#### Exercise:
Repeat, exactly and only, the lines from the beginning of the data through the line with "const amyloidTicks = [3.5, 4, 4.5, 5, 5.5];". Pictures are left out.

#### Material:
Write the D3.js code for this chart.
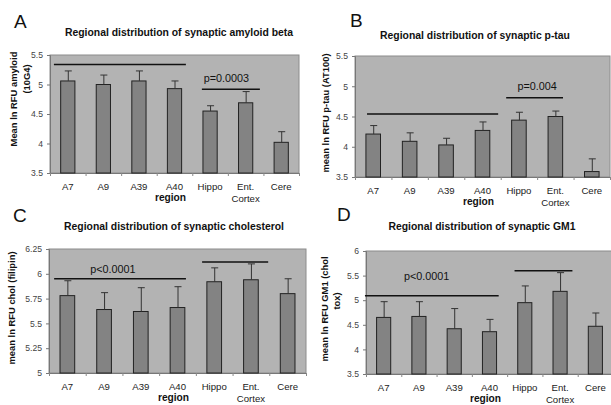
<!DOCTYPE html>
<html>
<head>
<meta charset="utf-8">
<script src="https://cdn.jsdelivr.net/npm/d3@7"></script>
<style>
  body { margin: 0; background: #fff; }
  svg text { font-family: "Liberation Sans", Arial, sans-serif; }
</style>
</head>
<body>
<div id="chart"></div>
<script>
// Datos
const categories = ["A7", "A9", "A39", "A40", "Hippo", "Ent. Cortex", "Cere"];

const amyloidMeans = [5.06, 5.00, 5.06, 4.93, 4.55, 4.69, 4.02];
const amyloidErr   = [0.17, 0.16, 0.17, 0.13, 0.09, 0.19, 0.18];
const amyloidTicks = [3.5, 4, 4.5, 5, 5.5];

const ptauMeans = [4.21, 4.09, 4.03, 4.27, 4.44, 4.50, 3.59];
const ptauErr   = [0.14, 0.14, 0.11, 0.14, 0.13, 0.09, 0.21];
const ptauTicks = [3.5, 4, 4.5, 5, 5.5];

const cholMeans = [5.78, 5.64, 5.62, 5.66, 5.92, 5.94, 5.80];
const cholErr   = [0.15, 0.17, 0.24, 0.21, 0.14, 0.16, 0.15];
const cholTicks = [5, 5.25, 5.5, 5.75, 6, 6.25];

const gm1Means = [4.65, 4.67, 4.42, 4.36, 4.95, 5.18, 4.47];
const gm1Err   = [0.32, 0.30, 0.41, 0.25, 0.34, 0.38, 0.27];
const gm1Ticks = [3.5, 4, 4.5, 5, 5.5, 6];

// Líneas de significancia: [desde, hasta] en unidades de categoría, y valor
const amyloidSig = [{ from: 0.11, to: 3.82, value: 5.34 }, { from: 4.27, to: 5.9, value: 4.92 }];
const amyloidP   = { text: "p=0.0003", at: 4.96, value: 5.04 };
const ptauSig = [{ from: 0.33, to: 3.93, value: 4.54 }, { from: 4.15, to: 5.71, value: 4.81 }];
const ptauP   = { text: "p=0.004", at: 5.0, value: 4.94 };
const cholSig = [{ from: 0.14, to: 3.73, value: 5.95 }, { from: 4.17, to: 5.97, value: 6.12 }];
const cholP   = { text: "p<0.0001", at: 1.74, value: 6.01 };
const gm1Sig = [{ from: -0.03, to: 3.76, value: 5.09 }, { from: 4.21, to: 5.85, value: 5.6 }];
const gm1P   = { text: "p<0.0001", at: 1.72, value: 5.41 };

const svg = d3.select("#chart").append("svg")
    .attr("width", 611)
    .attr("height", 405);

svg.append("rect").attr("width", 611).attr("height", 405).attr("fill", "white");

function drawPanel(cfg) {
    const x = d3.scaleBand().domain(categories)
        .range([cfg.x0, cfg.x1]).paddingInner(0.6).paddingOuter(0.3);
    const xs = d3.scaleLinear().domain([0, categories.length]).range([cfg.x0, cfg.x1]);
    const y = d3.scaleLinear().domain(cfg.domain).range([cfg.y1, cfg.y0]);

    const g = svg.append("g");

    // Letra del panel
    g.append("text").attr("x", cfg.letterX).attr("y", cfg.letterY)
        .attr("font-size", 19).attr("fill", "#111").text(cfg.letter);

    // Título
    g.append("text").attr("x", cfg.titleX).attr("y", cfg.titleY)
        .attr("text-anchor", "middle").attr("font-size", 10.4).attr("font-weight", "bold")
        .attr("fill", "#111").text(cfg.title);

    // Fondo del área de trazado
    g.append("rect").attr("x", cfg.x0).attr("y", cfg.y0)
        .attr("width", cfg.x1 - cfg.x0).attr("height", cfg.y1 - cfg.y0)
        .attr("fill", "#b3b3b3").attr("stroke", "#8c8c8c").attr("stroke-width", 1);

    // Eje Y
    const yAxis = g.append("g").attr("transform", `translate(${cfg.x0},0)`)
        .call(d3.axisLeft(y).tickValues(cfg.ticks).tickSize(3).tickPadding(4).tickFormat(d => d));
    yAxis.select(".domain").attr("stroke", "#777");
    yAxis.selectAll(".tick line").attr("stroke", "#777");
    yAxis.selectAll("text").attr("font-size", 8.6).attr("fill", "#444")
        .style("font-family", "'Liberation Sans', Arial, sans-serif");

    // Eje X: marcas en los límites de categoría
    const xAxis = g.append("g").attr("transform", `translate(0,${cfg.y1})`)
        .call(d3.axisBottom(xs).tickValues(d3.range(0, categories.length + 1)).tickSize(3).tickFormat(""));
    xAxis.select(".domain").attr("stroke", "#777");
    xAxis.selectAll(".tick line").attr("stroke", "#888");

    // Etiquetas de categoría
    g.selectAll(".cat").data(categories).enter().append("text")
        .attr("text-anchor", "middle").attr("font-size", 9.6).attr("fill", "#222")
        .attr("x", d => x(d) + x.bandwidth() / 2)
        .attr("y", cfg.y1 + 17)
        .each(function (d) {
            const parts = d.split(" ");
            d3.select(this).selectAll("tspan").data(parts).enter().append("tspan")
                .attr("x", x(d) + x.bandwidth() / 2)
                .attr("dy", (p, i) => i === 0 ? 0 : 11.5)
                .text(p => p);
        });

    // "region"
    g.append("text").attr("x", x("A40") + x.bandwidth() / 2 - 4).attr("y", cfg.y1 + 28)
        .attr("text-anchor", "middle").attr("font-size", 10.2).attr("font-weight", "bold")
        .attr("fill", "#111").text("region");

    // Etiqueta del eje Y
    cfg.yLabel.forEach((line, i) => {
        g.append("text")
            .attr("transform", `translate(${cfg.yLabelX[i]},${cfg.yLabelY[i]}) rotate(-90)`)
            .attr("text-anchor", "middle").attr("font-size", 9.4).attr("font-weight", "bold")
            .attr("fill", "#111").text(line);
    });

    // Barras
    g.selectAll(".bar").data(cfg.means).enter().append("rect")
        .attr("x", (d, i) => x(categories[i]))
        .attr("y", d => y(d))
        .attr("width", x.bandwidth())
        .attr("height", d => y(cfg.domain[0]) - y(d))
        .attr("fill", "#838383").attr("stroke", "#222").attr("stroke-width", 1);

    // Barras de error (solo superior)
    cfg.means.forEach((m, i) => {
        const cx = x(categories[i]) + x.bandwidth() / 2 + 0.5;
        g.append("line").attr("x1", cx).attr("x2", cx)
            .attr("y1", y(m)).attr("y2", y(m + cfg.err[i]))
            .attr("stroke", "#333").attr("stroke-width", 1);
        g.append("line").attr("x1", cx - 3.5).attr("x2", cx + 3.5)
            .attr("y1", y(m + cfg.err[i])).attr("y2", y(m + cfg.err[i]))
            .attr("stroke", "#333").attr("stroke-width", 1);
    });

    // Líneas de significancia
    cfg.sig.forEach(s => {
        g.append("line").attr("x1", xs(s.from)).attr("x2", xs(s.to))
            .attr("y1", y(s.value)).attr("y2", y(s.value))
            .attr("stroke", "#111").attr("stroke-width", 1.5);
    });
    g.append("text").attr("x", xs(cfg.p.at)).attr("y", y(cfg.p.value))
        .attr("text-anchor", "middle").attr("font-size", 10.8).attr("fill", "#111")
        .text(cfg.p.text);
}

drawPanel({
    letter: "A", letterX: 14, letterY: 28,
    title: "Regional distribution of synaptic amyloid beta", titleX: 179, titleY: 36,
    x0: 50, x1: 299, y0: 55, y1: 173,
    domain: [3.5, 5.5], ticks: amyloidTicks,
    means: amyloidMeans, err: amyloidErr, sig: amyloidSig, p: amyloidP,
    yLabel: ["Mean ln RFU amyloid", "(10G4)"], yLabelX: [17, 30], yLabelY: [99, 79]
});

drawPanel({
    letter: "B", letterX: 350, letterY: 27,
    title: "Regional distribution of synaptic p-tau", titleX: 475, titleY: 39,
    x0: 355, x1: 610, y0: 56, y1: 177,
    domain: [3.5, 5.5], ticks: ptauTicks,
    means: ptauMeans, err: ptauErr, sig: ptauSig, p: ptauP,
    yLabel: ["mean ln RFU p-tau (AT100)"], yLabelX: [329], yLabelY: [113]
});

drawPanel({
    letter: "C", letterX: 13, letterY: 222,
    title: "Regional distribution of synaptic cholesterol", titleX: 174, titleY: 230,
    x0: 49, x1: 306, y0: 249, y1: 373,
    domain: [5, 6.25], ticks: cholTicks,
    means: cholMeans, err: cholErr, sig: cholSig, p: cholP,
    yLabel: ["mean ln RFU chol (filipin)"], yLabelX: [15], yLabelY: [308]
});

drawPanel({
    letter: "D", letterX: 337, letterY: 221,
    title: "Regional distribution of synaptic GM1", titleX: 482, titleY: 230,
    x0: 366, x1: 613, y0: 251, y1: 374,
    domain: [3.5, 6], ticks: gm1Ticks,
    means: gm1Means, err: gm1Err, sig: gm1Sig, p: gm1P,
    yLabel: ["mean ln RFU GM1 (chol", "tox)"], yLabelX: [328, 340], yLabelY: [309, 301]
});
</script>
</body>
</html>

#### The response:
Write the D3.js code for this chart.
<!DOCTYPE html>
<html>
<head>
<meta charset="utf-8">
<script src="https://cdn.jsdelivr.net/npm/d3@7"></script>
<style>
  body { margin: 0; background: #fff; }
  svg text { font-family: "Liberation Sans", Arial, sans-serif; }
</style>
</head>
<body>
<div id="chart"></div>
<script>
// Datos
const categories = ["A7", "A9", "A39", "A40", "Hippo", "Ent. Cortex", "Cere"];

const amyloidMeans = [5.06, 5.00, 5.06, 4.93, 4.55, 4.69, 4.02];
const amyloidErr   = [0.17, 0.16, 0.17, 0.13, 0.09, 0.19, 0.18];
const amyloidTicks = [3.5, 4, 4.5, 5, 5.5];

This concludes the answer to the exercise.